As you can see, Stuart Broad and Jimmy Anderson have been incredible against opening batsmen.  Add to that that Stuart Broad has been eating left-handers and Anderson had taken Masood's wicket six times in 57 balls averaging 2.5 coming into this Test (There may be typos in this piece, but that last sentence is correct). It's almost impossible to average that low against a bowler, you'd expect the new ball to have evaded slips a few times if he was edging that often.

Everything was made for him to fail, but he didn't. I mean, it wasn't pretty, but we brought Babar Azam for the aesthetics, not Masood. His control percentage was 79%, suggesting a mistake every five balls. Jos Buttler missed him not once, but twice. But his was a victory once he passed 100 balls. No, it was a victory that he ever got selected to bat in England again.

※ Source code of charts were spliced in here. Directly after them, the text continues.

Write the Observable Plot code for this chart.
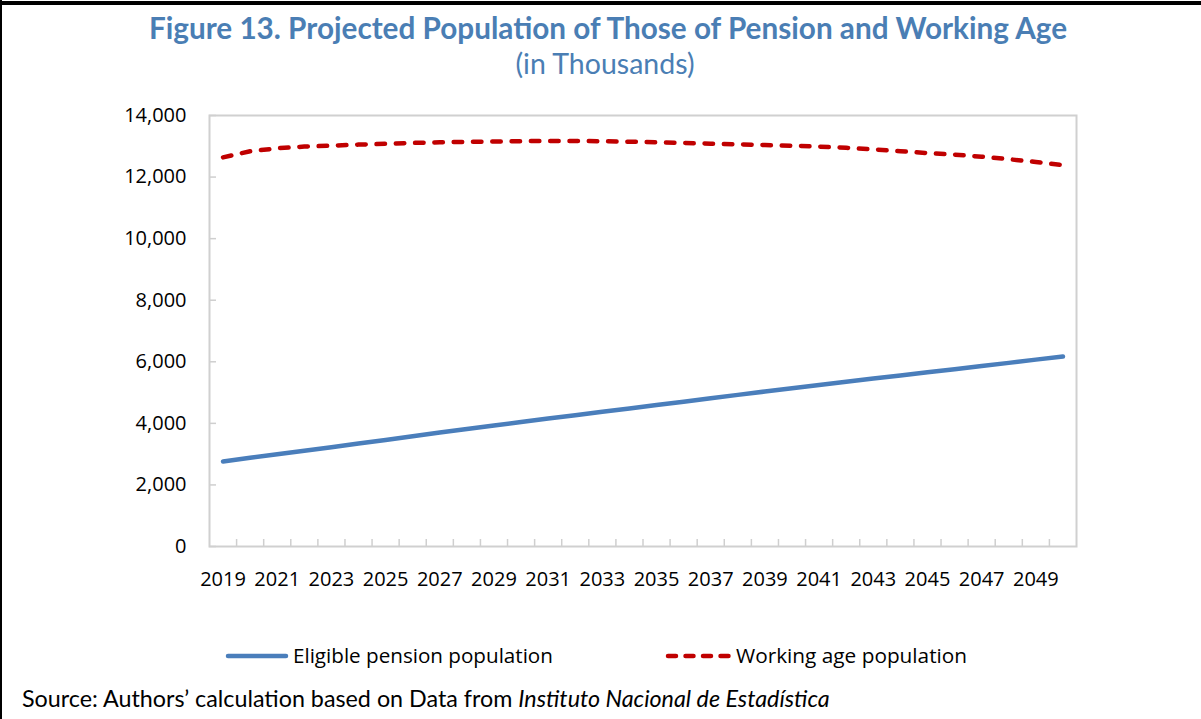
<!DOCTYPE html>
<html>
<head>
<meta charset="utf-8">
<script src="https://cdn.jsdelivr.net/npm/d3@7"></script>
<script src="https://cdn.jsdelivr.net/npm/@observablehq/plot@0.6"></script>
<style>
  html, body { margin: 0; padding: 0; background: #fff; }
  #wrap { position: relative; width: 1201px; height: 719px; overflow: hidden; background: #fff; }
  #wrap > svg { position: absolute; left: 0; top: 0; }
  #overlay { pointer-events: none; }
</style>
</head>
<body>
<div id="wrap">
  <div id="chart"></div>
  <svg id="overlay" width="1201" height="719" xmlns="http://www.w3.org/2000/svg">
    <rect x="0" y="0" width="2" height="719" fill="#000"></rect>
    <rect x="0" y="1" width="1201" height="4" fill="#000"></rect>
    <text id="title" x="608" y="39" text-anchor="middle" font-family="Lato" font-weight="bold" font-size="26" fill="#4a7eb4" data-w="918">Figure 13. Projected Population of Those of Pension and Working Age</text>
    <text id="subtitle" x="605" y="74" text-anchor="middle" font-family="Lato" font-size="24" fill="#4a7eb4" data-w="179">(in Thousands)</text>
    <line x1="228" y1="656" x2="286" y2="656" stroke="#4a7ebb" stroke-width="4.5" stroke-linecap="round"></line>
    <text id="leg1" x="293" y="663" font-family="Open Sans" font-size="19" fill="#000" data-w="260">Eligible pension population</text>
    <line x1="668" y1="656" x2="730" y2="656" stroke="#c00000" stroke-width="4.5" stroke-linecap="round" stroke-dasharray="8 9.5"></line>
    <text id="leg2" x="736" y="663" font-family="Open Sans" font-size="19" fill="#000" data-w="231">Working age population</text>
    <text id="source" x="22" y="707" font-family="Lato" font-size="19" fill="#000" data-w="808">Source: Authors’ calculation based on Data from <tspan font-style="italic">Instituto Nacional de Estadística</tspan></text>
  </svg>
</div>
<script>
// ---- data (thousands) ----
const years = [2019, 2020, 2021, 2022, 2023, 2024, 2025, 2026, 2027, 2028, 2029, 2030,
               2031, 2032, 2033, 2034, 2035, 2036, 2037, 2038, 2039, 2040, 2041, 2042,
               2043, 2044, 2045, 2046, 2047, 2048, 2049, 2050];
const pension = [2760, 2880, 2995, 3110, 3225, 3345, 3460, 3580, 3700, 3815, 3930, 4045,
                 4155, 4265, 4375, 4485, 4595, 4705, 4815, 4925, 5035, 5140, 5245, 5350,
                 5455, 5555, 5660, 5760, 5865, 5965, 6070, 6170];
const working = [12640, 12840, 12935, 12990, 13020, 13055, 13080, 13110, 13130, 13145, 13155, 13165,
                 13175, 13175, 13165, 13150, 13130, 13110, 13085, 13065, 13040, 13020, 12990, 12950,
                 12900, 12840, 12780, 12730, 12660, 12580, 12490, 12390];
const yTicks = [0, 2000, 4000, 6000, 8000, 10000, 12000, 14000];
const xTickLabels = [2019, 2021, 2023, 2025, 2027, 2029, 2031, 2033, 2035, 2037, 2039, 2041, 2043, 2045, 2047, 2049];

const data = years.map((year, i) => ({year, pension: pension[i], working: working[i]}));
// category boundaries (between consecutive years)
const boundaries = years.slice(0, -1).map(y => y + 0.5);

const chart = Plot.plot({
  width: 1201,
  height: 719,
  marginLeft: 209,
  marginRight: 125,
  marginTop: 115,
  marginBottom: 173,
  x: {type: "linear", domain: [years[0] - 0.5, years[years.length - 1] + 0.5]},
  y: {domain: [0, 14000]},
  style: {fontFamily: "Open Sans", fontSize: "20px", color: "#000", background: "transparent", overflow: "visible"},
  marks: [
    Plot.axisY({ticks: yTicks, tickSize: 0, tickPadding: 23, tickFormat: d3.format(","), label: null, fill: "#000", fontSize: 20}),
    Plot.axisY({ticks: yTicks, tickSize: 7, dx: 7, tickFormat: () => "", label: null, stroke: "#cfcfcf", strokeWidth: 1.5}),
    Plot.axisX({ticks: xTickLabels, tickSize: 0, tickPadding: 25, tickFormat: d => String(d), label: null, fill: "#000", fontSize: 20}),
    Plot.axisX({ticks: boundaries, tickSize: 7, dy: -7, tickFormat: () => "", label: null, stroke: "#cfcfcf", strokeWidth: 1.5}),
    Plot.frame({stroke: "#d0d0d0", strokeWidth: 2}),
    Plot.line(data, {x: "year", y: "pension", stroke: "#4a7ebb", strokeWidth: 4.5, strokeLinecap: "round", strokeLinejoin: "round"}),
    Plot.line(data, {x: "year", y: "working", stroke: "#c00000", strokeWidth: 4.5, strokeDasharray: "8.5 10.8", strokeLinecap: "round", strokeLinejoin: "round"})
  ]
});
document.getElementById("chart").appendChild(chart);

// fit overlay text widths to the reference widths
function fitAll() {
  document.querySelectorAll("#overlay text[data-w]").forEach(el => {
    const target = +el.getAttribute("data-w");
    const fs = parseFloat(el.getAttribute("font-size"));
    const w = el.getComputedTextLength();
    if (w > 0) el.setAttribute("font-size", (fs * target / w).toFixed(2));
  });
}
if (document.fonts && document.fonts.ready) document.fonts.ready.then(fitAll); else fitAll();
fitAll();
</script>
</body>
</html>
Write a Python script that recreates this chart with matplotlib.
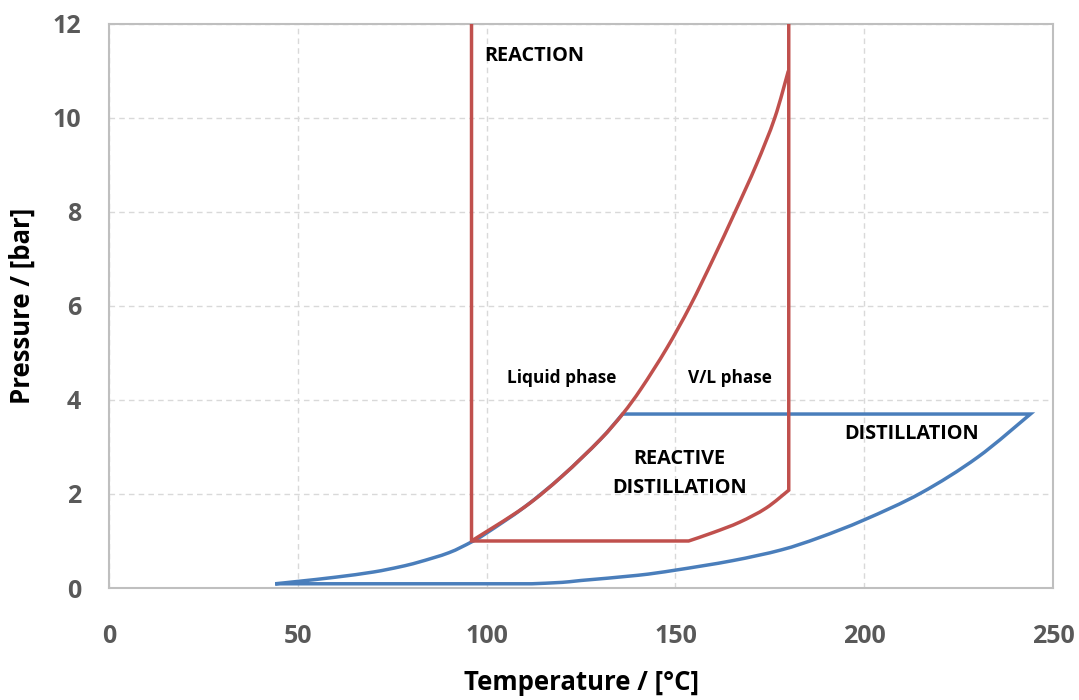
import numpy as np
import matplotlib
matplotlib.use("Agg")
from matplotlib import pyplot as plt
from matplotlib.path import Path
from matplotlib.patches import PathPatch

plt.rcParams['font.family'] = ['Open Sans', 'DejaVu Sans']

# blue: distillation envelope (upper curve, plateau, lower curve)
blue_up_T = [44, 50, 60, 70, 77, 82, 90, 96, 100, 110, 120, 130, 136]
blue_up_P = [0.09, 0.14, 0.23, 0.34, 0.45, 0.55, 0.75, 0.98, 1.17, 1.72, 2.38, 3.15, 3.7]
blue_low_T = [244, 230, 215, 200, 188, 178, 165, 150, 140, 125, 120, 112]
blue_low_P = [3.7, 2.78, 2.02, 1.45, 1.07, 0.81, 0.58, 0.38, 0.27, 0.16, 0.12, 0.09]

# red: reaction window
red_left_T = [96, 96, 153.5]
red_left_P = [12, 1.0, 1.0]
red_bend_T = [153.5, 160, 167, 174, 180]
red_bend_P = [1.0, 1.18, 1.40, 1.70, 2.08]
red_curve_T = [96, 110, 120, 130, 136, 141, 147.7, 153.9, 160, 165.8, 171.4, 176.3, 179.9]
red_curve_P = [1.0, 1.72, 2.38, 3.15, 3.7, 4.25, 5.1, 6.0, 7.0, 8.0, 9.0, 10.0, 11.0]

x_ticks = [0, 50, 100, 150, 200, 250]
y_ticks = [0, 2, 4, 6, 8, 10, 12]

blue = '#4a7ebb'
red = '#c0504d'


def add_smooth(verts, codes, xs, ys):
    # smoothed line like the spreadsheet one (Catmull-Rom as Bezier)
    pts = np.column_stack([xs, ys]).astype(float)
    if not verts:
        verts.append(pts[0]); codes.append(Path.MOVETO)
    else:
        verts.append(pts[0]); codes.append(Path.LINETO)
    n = len(pts)
    for i in range(n - 1):
        p0 = pts[i - 1] if i > 0 else pts[i]
        p1 = pts[i]
        p2 = pts[i + 1]
        p3 = pts[i + 2] if i + 2 < n else pts[i + 1]
        verts += [p1 + (p2 - p0) / 6, p2 - (p3 - p1) / 6, p2]
        codes += [Path.CURVE4] * 3


def add_line(verts, codes, xs, ys):
    for j, (x, y) in enumerate(zip(xs, ys)):
        verts.append((x, y))
        codes.append(Path.MOVETO if (not codes and j == 0) else Path.LINETO)


fig = plt.figure(figsize=(10.79, 7.0), dpi=100)
ax = fig.add_axes([0.101, 0.16, 0.875, 0.806])

v, c = [], []
add_smooth(v, c, blue_up_T, blue_up_P)
add_smooth(v, c, blue_low_T, blue_low_P)
add_line(v, c, [blue_up_T[0]], [blue_up_P[0]])
ax.add_patch(PathPatch(Path(v, c), fill=False, edgecolor=blue, lw=2.5,
                       joinstyle='miter', zorder=2))

v, c = [], []
add_line(v, c, red_left_T, red_left_P)
add_smooth(v, c, red_bend_T, red_bend_P)
add_line(v, c, [180], [12])
ax.add_patch(PathPatch(Path(v, c), fill=False, edgecolor=red, lw=2.5,
                       joinstyle='miter', zorder=3))

v, c = [], []
add_smooth(v, c, red_curve_T, red_curve_P)
ax.add_patch(PathPatch(Path(v, c), fill=False, edgecolor=red, lw=2.5, zorder=3))

ax.set_xlim(0, 250)
ax.set_ylim(0, 12)
ax.set_xticks(x_ticks)
ax.set_yticks(y_ticks)
ax.grid(True, color='#d9d9d9', linestyle=(0, (4, 3)), lw=1)
ax.set_axisbelow(True)
for s in ax.spines.values():
    s.set_color('#bfbfbf')
    s.set_linewidth(1.5)
ax.tick_params(length=0, labelsize=18, labelcolor='#595959')
ax.tick_params(axis='x', pad=26)
ax.tick_params(axis='y', pad=20)
for lab in ax.get_xticklabels() + ax.get_yticklabels():
    lab.set_fontweight('bold')

ax.set_xlabel('Temperature / [°C]', fontsize=18.5, fontweight='bold')
ax.set_ylabel('Pressure / [bar]', fontsize=18.5, fontweight='bold')
ax.xaxis.label.set_va('center')
ax.yaxis.label.set_va('center')
ax.xaxis.set_label_coords(0.5, -0.168)
ax.yaxis.set_label_coords(-0.092, 0.5)

kw = dict(fontsize=14.3, fontweight='bold', ha='center', va='center')
kw2 = dict(fontsize=12.4, fontweight='bold', ha='center', va='center')
ax.text(112.7, 11.32, 'REACTION', **kw)
ax.text(120, 4.47, 'Liquid phase', **kw2)
ax.text(164.5, 4.47, 'V/L phase', **kw2)
ax.text(151, 2.74, 'REACTIVE', **kw)
ax.text(151, 2.13, 'DISTILLATION', **kw)
ax.text(212.5, 3.27, 'DISTILLATION', **kw)

fig.savefig('out.png', dpi=100)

There are so many experts Masood has been involved with, his comeback is down to his hard work and the financial security his family provides. He has scoured the cricket world for the best information, coaching and advice he can find. Probably even he would struggle to remember how many people he consulted while he was out of the game. I was one of a long list, more of an extra than a cameo. This is all him. All he knew was he wanted to succeed in Tests, and to do that he wouldn't stop asking questions until he understood how. And he did all this knowing that he could waste his time, that perhaps what many of us first thought - that he wasn't good enough - was right.

We still don't really know. This could be it, the absolute zenith, a classy tour of SA, some decent work against Australia, back-to-back hundreds in Pakistan and then this fighting first day against England when Anderson finally didn't get him. But in these nine comeback Tests he's proven something to himself at first, and innings by innings, to everyone else. It could all end quicker than a late Jimmy Anderson inswinger. This could be it, but no one expected this to begin with.

Oh, remember that outside off stump problem where he was not even imitating a Test batsman the first time he played. He now averages 43 and scores at 2.6 an over. That's more than double his old average, and an extra run an over in scoring. Players don't make changes like that often.

But he's already proven something. Self-improvement is a buzz term, but the people who really commit, who open themselves up, who say, I don't know, who ask, filter, and will try to change, they can do incredible things. You might think, well, he's a professional athlete, with money behind him, ofcourse he would do anything to get better. But they don't. Some don't have the courage to change what got them to the big leagues, others feel ashamed asking for help and almost none would contact a journalist they don't know who used to make fun of them to get advice. Masood has done almost everything he can to make it, and that is more of an effort than actually making it.

Today Shan Masood made 46* from 158 balls. It doesn't sound like much, but it's more than 30 runs and 100 balls on the first day of a Test in a tough place to against two men who should be ideal to destroy him. Whatever Masood is, it's certainly not a hoax.  And it's also not shocking anymore, now we're starting to expect it.